Buchanan made hot haste to use this _pronunciamento_ of his chief
justice, issued only a few hours after his inauguration as President,
and withheld until after the election of 1856 had taken place. He
proclaimed--on its authority as a judicial exposition of a point of
constitutional law--the existence of slavery in the Territory of
Kansas. And he endeavored to make it efficient and powerful by
practical application in the administration of the government of the
Territory, and by interpolating these bastard dogmas, dropped from the
Federal bench, into the creed of the political party of which he was
the official chief.
These _dicta_ of Mr. Chief Justice Taney made Dred Scott neither more
nor less a _slave_, neither more nor less a _citizen_, than he had been
without their utterance.
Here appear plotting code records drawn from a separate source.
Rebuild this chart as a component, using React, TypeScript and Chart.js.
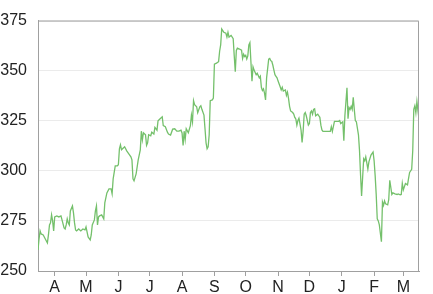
import React, { useEffect, useRef } from "react";
import { Chart, registerables } from "chart.js";

Chart.register(...registerables);

// Calendar day offsets from the first observation (mid-March)
const dayOffsets = [
  0, 1, 2, 3, 5, 7, 9, 10, 11, 12, 13, 14, 15, 16, 18, 20, 22, 23, 25, 26, 27, 28, 29, 30, 31, 33, 34, 35, 36, 37,
  39, 41, 43, 45, 46, 48, 50, 51, 52, 54, 55, 56, 57, 58, 59, 61, 62, 63, 64, 66, 68, 70, 71, 72, 74, 76, 77, 78, 79, 80,
  81, 83, 85, 87, 89, 90, 91, 92, 94, 96, 98, 99, 100, 101, 103, 104, 105, 106, 108, 109, 111, 112, 114, 115, 117, 119, 120, 122, 124, 125,
  127, 129, 131, 133, 135, 137, 138, 139, 140, 141, 142, 144, 146, 147, 148, 149, 150, 152, 153, 155, 156, 157, 159, 160, 161, 162, 163, 164, 165, 167,
  168, 169, 171, 173, 174, 175, 176, 177, 178, 180, 181, 182, 183, 185, 187, 188, 189, 190, 191, 193, 195, 196, 197, 198, 199, 200, 201, 202, 203, 204,
  205, 206, 207, 209, 210, 212, 213, 214, 215, 216, 217, 218, 219, 221, 222, 223, 224, 225, 226, 227, 228, 229, 230, 232, 233, 234, 235, 237, 238, 239,
  240, 241, 242, 244, 245, 246, 247, 248, 249, 250, 252, 253, 254, 255, 256, 257, 259, 260, 261, 262, 263, 264, 265, 266, 268, 269, 270, 271, 272, 273,
  277, 280, 281, 282, 284, 288, 289, 290, 292, 293, 294, 296, 297, 298, 299, 300, 301, 302, 303, 304, 305, 307, 308, 309, 310, 312, 313, 314, 315, 316,
  317, 319, 321, 322, 323, 324, 325, 326, 327, 329, 330, 331, 332, 333, 335, 336, 337, 339, 340, 342, 344, 345, 347, 348, 349, 350, 352, 354, 355, 356,
  358, 359, 360, 361, 362, 363, 364, 365,
];

// Closing values
const closes = [
  260.5, 266, 270, 268.5, 268, 266, 264, 268, 273, 274, 278, 275, 270, 277, 277.5, 277, 277.5, 275.5, 271.5, 271, 273, 276, 274, 273, 280, 282.5, 279, 274, 270.5, 270,
  271, 270, 271, 270.5, 272, 267, 265.5, 268, 273, 275.5, 280, 282.5, 273, 277, 277.5, 278, 277, 276, 284, 289, 291, 291, 288.5, 296, 302.5, 302.5, 303, 311, 313, 310.5,
  311, 312, 310, 308.5, 307, 305.5, 296, 295, 298.5, 305.5, 310.5, 319.8, 315.5, 319, 318, 312.7, 314, 318, 317.5, 319.3, 318.4, 321.7, 320.3, 325, 326, 327, 322.6, 322, 319.3, 318.4,
  317.9, 320.8, 321, 319.8, 319.8, 320.3, 318.9, 312.7, 319.8, 315.6, 321, 319, 322.6, 327.8, 324.5, 335, 333, 332, 329, 332, 332.5, 330.7, 327.8, 321, 314, 311, 312, 318, 335, 335.4,
  336.3, 353.3, 353.8, 354.5, 359.7, 362.9, 370.8, 370, 369.2, 368.7, 366.8, 369.2, 366.8, 367.6, 366, 357.4, 349.5, 360.1, 361.3, 360.8, 360.2, 356.1, 358.2, 357.1, 357.7, 355.8, 357.4, 362.9, 364, 354.2,
  344.8, 351.9, 350.3, 348, 348.7, 346.4, 347.2, 341.7, 340.1, 340.9, 338.8, 335.4, 346.4, 355.8, 356.1, 355, 354.6, 352.7, 350.3, 348, 347.2, 346.4, 344.8, 342, 340.4, 341.7, 339.8, 340.4, 337.7, 339.3,
  336.2, 332.2, 329.9, 329.1, 328.3, 326.7, 325.9, 322.8, 325.1, 326.3, 320.4, 314.2, 319.7, 328.3, 329.1, 327.5, 322.8, 323.6, 329.1, 329.9, 328.3, 330.7, 331, 327.5, 328.3, 327.5, 326.7, 322.8, 320.4, 319.7,
  319.7, 319.7, 322, 319.7, 324.7, 324.7, 325.1, 323.6, 324.5, 315, 327.5, 341.5, 326, 331.6, 330.7, 332.2, 330.7, 336.7, 330.7, 325.1, 324.5, 318, 310.2, 298, 287.4, 306, 305, 307, 304, 300.9,
  304.5, 307.9, 309.4, 305, 297.6, 288.2, 276, 275, 273, 264.6, 284.4, 282.7, 285, 283.5, 283, 285.6, 295.3, 288.2, 289, 288.5, 288.2, 288.5, 288, 288.2, 293.7, 290.5, 293.7, 293, 296.2, 299.2,
  300.8, 310, 330.7, 332.5, 329, 334.6, 330, 326,
];

// Month start tick positions (day offsets) and labels
const monthTickDays = [16, 46, 77, 107, 138, 169, 199, 230, 260, 291, 322, 350];
const monthLabels = ["A", "M", "J", "J", "A", "S", "O", "N", "D", "J", "F", "M"];

const yTicks = [250, 275, 300, 325, 350, 375];

const frameBorder = {
  id: "frameBorder",
  afterDraw(chart: any) {
    const { ctx, chartArea } = chart;
    ctx.save();
    ctx.strokeStyle = "#a0a0a0";
    ctx.lineWidth = 1;
    ctx.beginPath();
    ctx.moveTo(chartArea.left, chartArea.top + 0.5);
    ctx.lineTo(chartArea.right - 0.5, chartArea.top + 0.5);
    ctx.lineTo(chartArea.right - 0.5, chartArea.bottom);
    ctx.stroke();
    ctx.restore();
  },
};

export default function App() {
  const ref = useRef<HTMLCanvasElement | null>(null);

  useEffect(() => {
    if (!ref.current) return;
    const points = dayOffsets.map((d, i) => ({ x: d, y: closes[i] }));
    const font = { family: "'Liberation Sans', Arial, sans-serif", size: 16 };
    const chart = new Chart(ref.current, {
      type: "line",
      data: {
        datasets: [
          {
            data: points,
            borderColor: "#74c06b",
            borderWidth: 1.3,
            pointRadius: 0,
            tension: 0,
            fill: false,
          },
        ],
      },
      options: {
        animation: false,
        responsive: false,
        devicePixelRatio: 1,
        layout: { padding: { top: 6, right: 14, left: 0, bottom: 0 } },
        plugins: { legend: { display: false }, tooltip: { enabled: false } },
        scales: {
          x: {
            type: "linear",
            min: 0,
            max: 365,
            afterBuildTicks: (scale: any) => {
              scale.ticks = monthTickDays.map((v) => ({ value: v }));
            },
            afterFit: (scale: any) => {
              scale.height = 23;
            },
            ticks: {
              autoSkip: false,
              maxRotation: 0,
              padding: 2,
              color: "#222",
              font,
              callback: (_v: any, i: number) => monthLabels[i],
            },
            grid: {
              drawOnChartArea: false,
              drawTicks: true,
              tickLength: 5,
              color: "#a0a0a0",
            },
            border: { color: "#a0a0a0" },
          },
          y: {
            type: "linear",
            min: 250,
            max: 375,
            afterBuildTicks: (scale: any) => {
              scale.ticks = yTicks.map((v) => ({ value: v }));
            },
            afterFit: (scale: any) => {
              scale.width = 38;
            },
            ticks: { padding: 11, color: "#222", font },
            grid: { color: "#ebebeb", drawTicks: false },
            border: { color: "#a0a0a0" },
          },
        },
      },
      plugins: [frameBorder],
    });
    return () => chart.destroy();
  }, []);

  return (
    <div style={{ position: "fixed", left: 0, top: 0, width: 433, height: 294, background: "#fff" }}>
      <canvas ref={ref} width={433} height={294} style={{ display: "block" }} />
    </div>
  );
}
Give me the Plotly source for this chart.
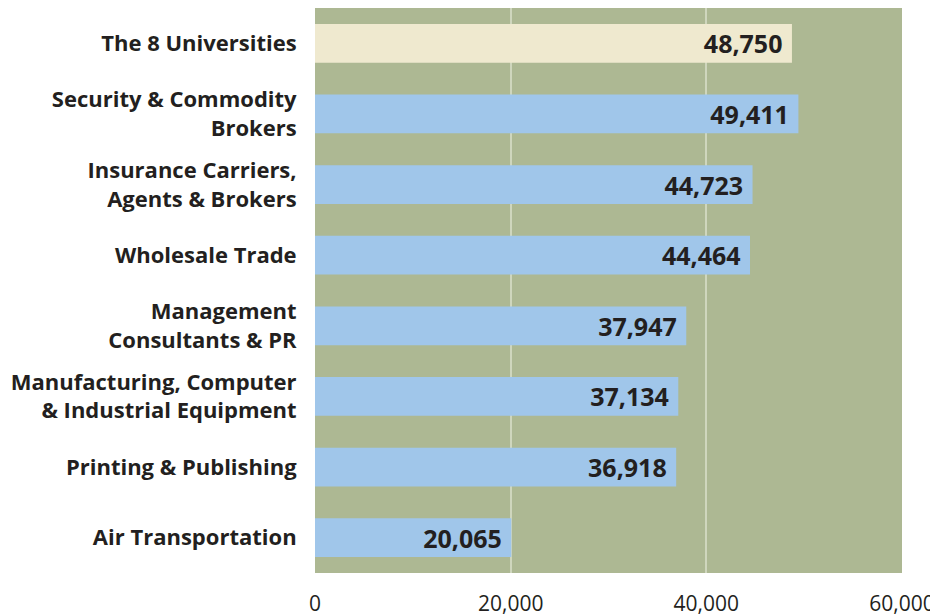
import plotly.graph_objects as go

# categories top to bottom as shown
categories = [
    "The 8 Universities",
    "Security & Commodity<br>Brokers",
    "Insurance Carriers,<br>Agents & Brokers",
    "Wholesale Trade",
    "Management<br>Consultants & PR",
    "Manufacturing, Computer<br>& Industrial Equipment",
    "Printing & Publishing",
    "Air Transportation",
]
values = [48750, 49411, 44723, 44464, 37947, 37134, 36918, 20065]
value_labels = ["48,750", "49,411", "44,723", "44,464", "37,947", "37,134", "36,918", "20,065"]
tick_vals = [0, 20000, 40000, 60000]
tick_text = ["0", "20,000", "40,000", "60,000"]

bar_colors = ["#efe9cf"] + ["#a0c6ea"] * (len(values) - 1)

fig = go.Figure()
fig.add_trace(go.Bar(
    y=categories,
    x=values,
    orientation="h",
    marker=dict(color=bar_colors, line=dict(width=0)),
    width=0.55,
    text=[t + " " for t in value_labels],
    textposition="inside",
    insidetextanchor="end",
    textfont=dict(family="Open Sans", size=25, color="#231f20", weight=700),
    constraintext="none",
    hoverinfo="skip",
))

# page has an 8px body margin, so margins are shifted to compensate
fig.update_layout(
    width=938,
    height=608,
    margin=dict(l=307, r=44, t=0, b=43),
    paper_bgcolor="white",
    plot_bgcolor="#adb893",
    showlegend=False,
)
fig.update_xaxes(
    range=[0, 60000],
    tickvals=tick_vals,
    ticktext=tick_text,
    showgrid=True,
    gridcolor="#cfd6bd",
    gridwidth=2,
    zeroline=False,
    ticks="outside",
    ticklen=12,
    tickcolor="rgba(0,0,0,0)",
    tickfont=dict(family="Open Sans", size=21, color="#231f20"),
    fixedrange=True,
)
fig.update_yaxes(
    autorange="reversed",
    categoryorder="array",
    categoryarray=categories,
    showgrid=False,
    ticks="outside",
    ticklen=13,
    tickcolor="rgba(0,0,0,0)",
    tickfont=dict(family="Open Sans", size=22, color="#231f20", weight=700),
    fixedrange=True,
)

fig.write_html("out.html")
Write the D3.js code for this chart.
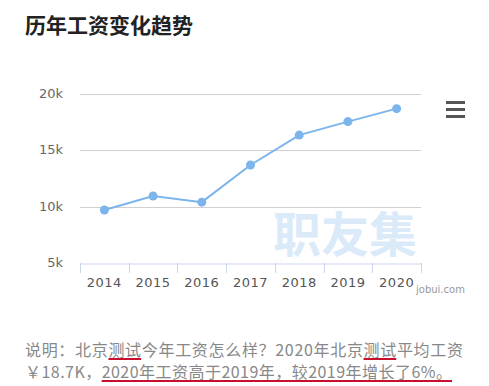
<!DOCTYPE html>
<html>
<head>
<meta charset="utf-8">
<script src="https://cdn.jsdelivr.net/npm/d3@7"></script>
<style>
  body { margin: 0; background: #fff; }
  svg { display: block; }
</style>
</head>
<body>
<svg id="chart" width="489" height="386"></svg>
<script>
const years = ["2014", "2015", "2016", "2017", "2018", "2019", "2020"];
const salary = [9.7, 10.95, 10.4, 13.7, 16.35, 17.55, 18.7]; // 单位 k
const yTicks = [5, 10, 15, 20];

const title = "历年工资变化趋势";
const noteLines = [
  [["说明：北京", false], ["测试", true], ["今年工资怎么样？2020年北京", false], ["测试", true], ["平均工资", false]],
  [["￥18.7K，", false], ["2020年工资高于2019年，较2019年增长了6%。", true]]
];

const cjk = "'Microsoft YaHei','Noto Sans CJK SC',sans-serif";
const svg = d3.select("#chart");

svg.append("text")
  .attr("x", 25).attr("y", 33)
  .attr("font-family", cjk)
  .attr("font-size", 21)
  .attr("font-weight", "bold")
  .attr("fill", "#222")
  .text(title);

const plotL = 80, plotR = 421, plotT = 94, plotB = 263;

const x = d3.scaleBand().domain(years).range([plotL, plotR]);
const y = d3.scaleLinear().domain([5, 20]).range([plotB, plotT]);

// watermark
svg.append("text")
  .attr("x", 345).attr("y", 252)
  .attr("text-anchor", "middle")
  .attr("font-family", cjk)
  .attr("font-size", 48)
  .attr("font-weight", "bold")
  .attr("fill", "#dbeaf9")
  .text("职友集");

// grid
svg.append("g").selectAll("line")
  .data(yTicks.filter(d => d > 5))
  .join("line")
  .attr("x1", plotL).attr("x2", plotR)
  .attr("y1", d => Math.round(y(d)) + 0.5)
  .attr("y2", d => Math.round(y(d)) + 0.5)
  .attr("stroke", "#d0d0d0");

// y labels
svg.append("g").selectAll("text")
  .data(yTicks)
  .join("text")
  .attr("x", 63)
  .attr("y", d => y(d) + 4)
  .attr("text-anchor", "end")
  .attr("font-family", "DejaVu Sans, sans-serif")
  .attr("font-size", 13)
  .attr("fill", "#666")
  .text(d => d + "k");

// x axis
const xAxis = svg.append("g")
  .attr("transform", `translate(0,${Math.round(plotB) + 0.5})`)
  .call(d3.axisBottom(x).tickSize(0).tickPadding(14));
xAxis.select(".domain").attr("stroke", "#ccd6eb");
xAxis.selectAll(".tick text")
  .attr("font-family", "DejaVu Sans, sans-serif")
  .attr("font-size", 13)
  .attr("fill", "#555")
  .attr("letter-spacing", 0.5);

const bounds = years.map(d => x(d)).concat([plotR]);
svg.append("g").selectAll("line")
  .data(bounds)
  .join("line")
  .attr("x1", d => Math.round(d) + 0.5).attr("x2", d => Math.round(d) + 0.5)
  .attr("y1", plotB).attr("y2", plotB + 10)
  .attr("stroke", "#ccd6eb");

svg.append("text")
  .attr("x", 416).attr("y", 293)
  .attr("font-family", "DejaVu Sans, sans-serif")
  .attr("font-size", 10)
  .attr("fill", "#999")
  .text("jobui.com");

// series
const cx = d => x(d) + x.bandwidth() / 2;
const line = d3.line().x((d, i) => cx(years[i])).y(d => y(d));
svg.append("path")
  .datum(salary)
  .attr("d", line)
  .attr("fill", "none")
  .attr("stroke", "#7cb5ec")
  .attr("stroke-width", 2);

svg.append("g").selectAll("circle")
  .data(salary)
  .join("circle")
  .attr("cx", (d, i) => cx(years[i]))
  .attr("cy", d => y(d))
  .attr("r", 4.5)
  .attr("fill", "#7cb5ec");

// menu icon
svg.append("g").selectAll("line")
  .data([0, 1, 2])
  .join("line")
  .attr("x1", 446).attr("x2", 465)
  .attr("y1", d => 102.5 + d * 7).attr("y2", d => 102.5 + d * 7)
  .attr("stroke", "#555").attr("stroke-width", 3);

// note
const noteY = [356, 378];
const noteW = [438, 427];
noteLines.forEach((segs, li) => {
  const t = svg.append("text")
    .attr("x", 25).attr("y", noteY[li])
    .attr("font-family", cjk)
    .attr("font-size", 16)
    .attr("fill", "#888")
    .attr("textLength", noteW[li])
    .attr("lengthAdjust", "spacing");
  segs.forEach(s => t.append("tspan").text(s[0]));
  let pos = 0;
  segs.forEach(s => {
    const n = s[0].length;
    if (s[1]) {
      const node = t.node();
      const a = node.getStartPositionOfChar(pos).x;
      const e = node.getEndPositionOfChar(pos + n - 1).x;
      svg.append("line")
        .attr("x1", a).attr("x2", e)
        .attr("y1", noteY[li] + 3).attr("y2", noteY[li] + 3)
        .attr("stroke", "#c8102e").attr("stroke-width", 2);
    }
    pos += n;
  });
});
</script>
</body>
</html>
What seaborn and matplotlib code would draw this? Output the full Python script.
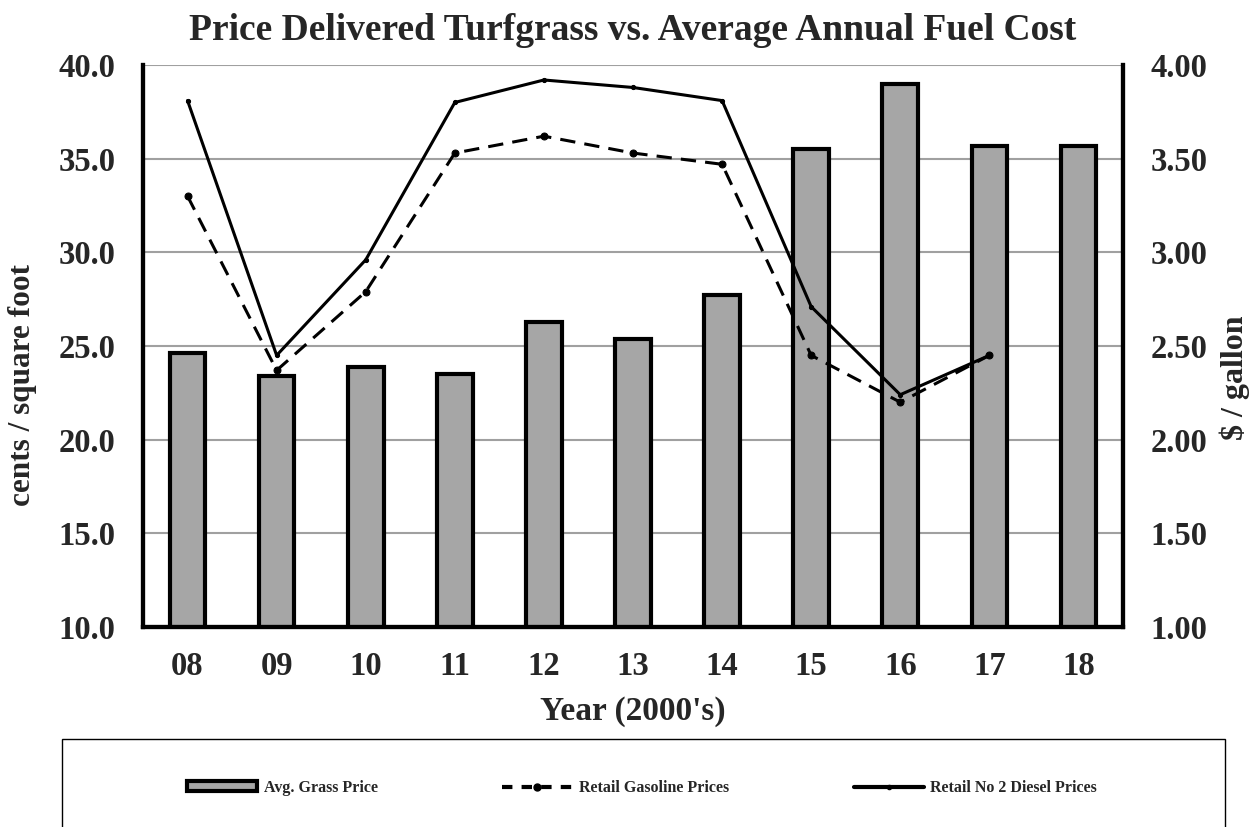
import matplotlib
matplotlib.use("Agg")
import matplotlib.pyplot as plt
import numpy as np
import seaborn as sns
from matplotlib.lines import Line2D
from matplotlib.patches import Patch, Rectangle

years = ["08", "09", "10", "11", "12", "13", "14", "15", "16", "17", "18"]
grass_price = [24.6, 23.4, 23.9, 23.5, 26.3, 25.4, 27.7, 35.5, 39.0, 35.7, 35.7]
gasoline = [3.30, 2.37, 2.79, 3.53, 3.62, 3.53, 3.47, 2.45, 2.20, 2.45]
diesel = [3.81, 2.45, 2.96, 3.80, 3.92, 3.88, 3.81, 2.71, 2.24, 2.45]

sns.set_style("white")
plt.rcParams["font.family"] = ["Liberation Serif", "DejaVu Serif"]
plt.rcParams["font.weight"] = "bold"

W, H = 1260, 827
fig = plt.figure(figsize=(12.6, 8.27), dpi=100)
ax = fig.add_axes([143 / W, 1 - 627 / H, 980 / W, 562 / H])

sns.barplot(x=years, y=grass_price, ax=ax, color="#a6a6a6", width=0.40,
            edgecolor="black", linewidth=3, saturation=1, zorder=2)
ax.set_ylim(10, 40)
ax.set_yticks(np.arange(10, 40.1, 5))
ax.set_yticklabels([f"{v:.1f}" for v in np.arange(10, 40.1, 5)])
ax.yaxis.grid(True, color="#a0a0a0", linewidth=1.5, zorder=0)
ax.set_axisbelow(True)
ax.set_xlim(-0.5, len(years) - 0.5)

ax2 = ax.twinx()
sns.lineplot(x=np.arange(len(gasoline)), y=gasoline, ax=ax2, color="black",
             linewidth=2.2, linestyle=(0, (5, 3)), marker="o", markersize=5,
             markeredgecolor="black", zorder=3)
sns.lineplot(x=np.arange(len(diesel)), y=diesel, ax=ax2, color="black",
             linewidth=2.2, marker="o", markersize=3, markeredgecolor="black",
             zorder=3)
ax2.set_ylim(1, 4)
ax2.set_yticks(np.arange(1, 4.01, 0.5))
ax2.set_yticklabels([f"{v:.2f}" for v in np.arange(1, 4.01, 0.5)])
ax2.set_xlim(-0.5, len(years) - 0.5)

for a in (ax, ax2):
    a.spines["top"].set_visible(False)
    for s in ("left", "right", "bottom"):
        a.spines[s].set_linewidth(3)
        a.spines[s].set_color("black")
    a.tick_params(axis="both", labelsize=23.5, length=0)
    a.tick_params(axis="y", pad=20)
    a.tick_params(axis="x", pad=17)
    for t in a.get_xticklabels() + a.get_yticklabels():
        t.set_fontweight("bold")

ax.set_xlabel("Year (2000's)", fontsize=24, fontweight="bold")
ax.xaxis.set_label_coords(0.5, (627 - 696) / 562)
ax.set_ylabel("cents / square foot", fontsize=22.5, fontweight="bold")
ax.yaxis.set_label_coords((37 - 143) / 980, (627 - 385) / 562)
ax2.set_ylabel("$ / gallon", fontsize=23, fontweight="bold")
ax2.yaxis.set_label_coords((1219 - 143) / 980, (627 - 378) / 562)
ax.set_title("Price Delivered Turfgrass vs. Average Annual Fuel Cost",
             fontsize=27, fontweight="bold", pad=18)

# legend box, running off the bottom edge
fig.patches.append(Rectangle((62 / W, -0.05), 1163 / W, 0.05 + 1 - 739 / H,
                             transform=fig.transFigure, fill=False,
                             edgecolor="black", linewidth=1))
handles = [
    Patch(facecolor="#a6a6a6", edgecolor="black", linewidth=3),
    Line2D([], [], color="black", linewidth=3, linestyle=(0, (2.5, 2.2)),
           marker="o", markersize=5),
    Line2D([], [], color="black", linewidth=3, marker="o", markersize=3),
]
labels = ["Avg. Grass Price", "Retail Gasoline Prices", "Retail No 2 Diesel Prices"]
fig.legend(handles, labels, loc="center", bbox_to_anchor=(642 / W, 1 - 788 / H),
           ncol=3, frameon=False, handlelength=4.4, handleheight=0.6,
           columnspacing=7.8, handletextpad=0.4,
           prop={"family": "Liberation Serif", "weight": "bold", "size": 11.5})

fig.savefig("out.png", dpi=100)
But they aided the purpose of subjugating
Kansas, of opening all American territory to slavery, of Africanizing
the continent by reopening the slave-trade, of breaking down barriers
which State legislation has interposed against the introduction of
slaves, and of putting the propagandists of slavery in full possession
of every power.
We gladly record our sense of the skill, learning, and intrepidity with
which Mr. Sumner fulfilled his task of presenting, defining, and
defending, within the brief limits of a single oration, the cause of
Liberty,--Liberty,--American, European, universal.